In the wild, fry "grow out" on a very broad-spectrum diet.  In our tanks, we
tend to feed them BBS and pat ourselves on the back for our good husbandry.
There are too many nutrients necessary for any vertebrate species to flourish
for this to be an effective practice.  At the current time I am raising my fry
on BBS, but not making serious efforts toward breeding.  I have encountered
this for the first time with my current generation of cacatuoides, which are a
long way from F1, to a small degree.  I usually have microworms and/or vinegar
eels available to supplement.  Translating this line of thinking to an F1
breeding problem, the few F1s that overcome their deficit pass on whatever
ability to overcome they have on to F2, and the problem diminishes.  

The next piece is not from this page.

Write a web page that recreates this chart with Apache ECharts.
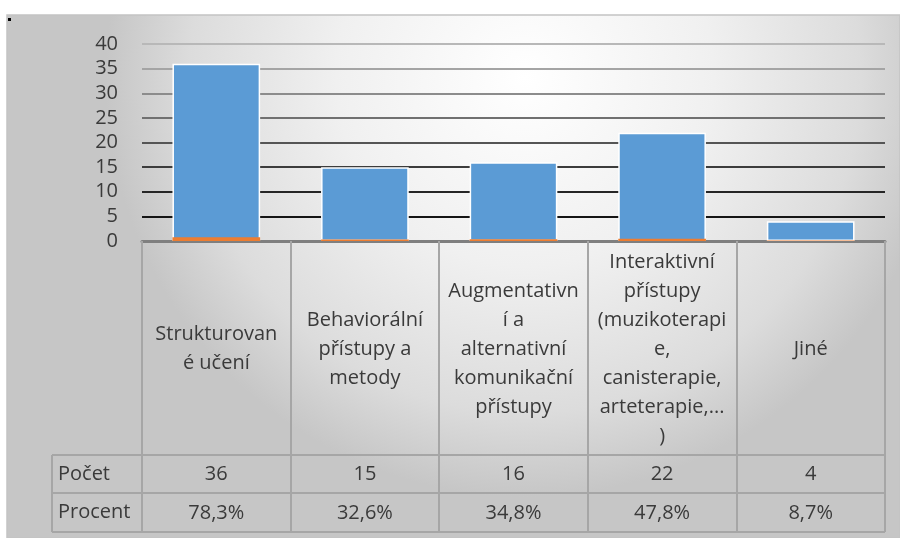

Gary had the following thought:

<snip>> Maybe wild males with no territorial/spawning drive get driven out of
desirable habitats, and effectively culled.<snip>

Over the millenia, DNA with no desire to propagate itself will long ago have
been culled.  Face it- the only reason we exist {theological justifications
excused) is to duplicate little strands of nucleic acids.  Any DNA which
doesn't reproduce extincts itself.  A reproductive drive is essential for
survival of the species.  Gary's unmotivated fish would have been all but
genetically culled long before modern times.  Only one in a zillion fish would
be born with this non-desire gene.

My explantion is only theoretical.  YMMV.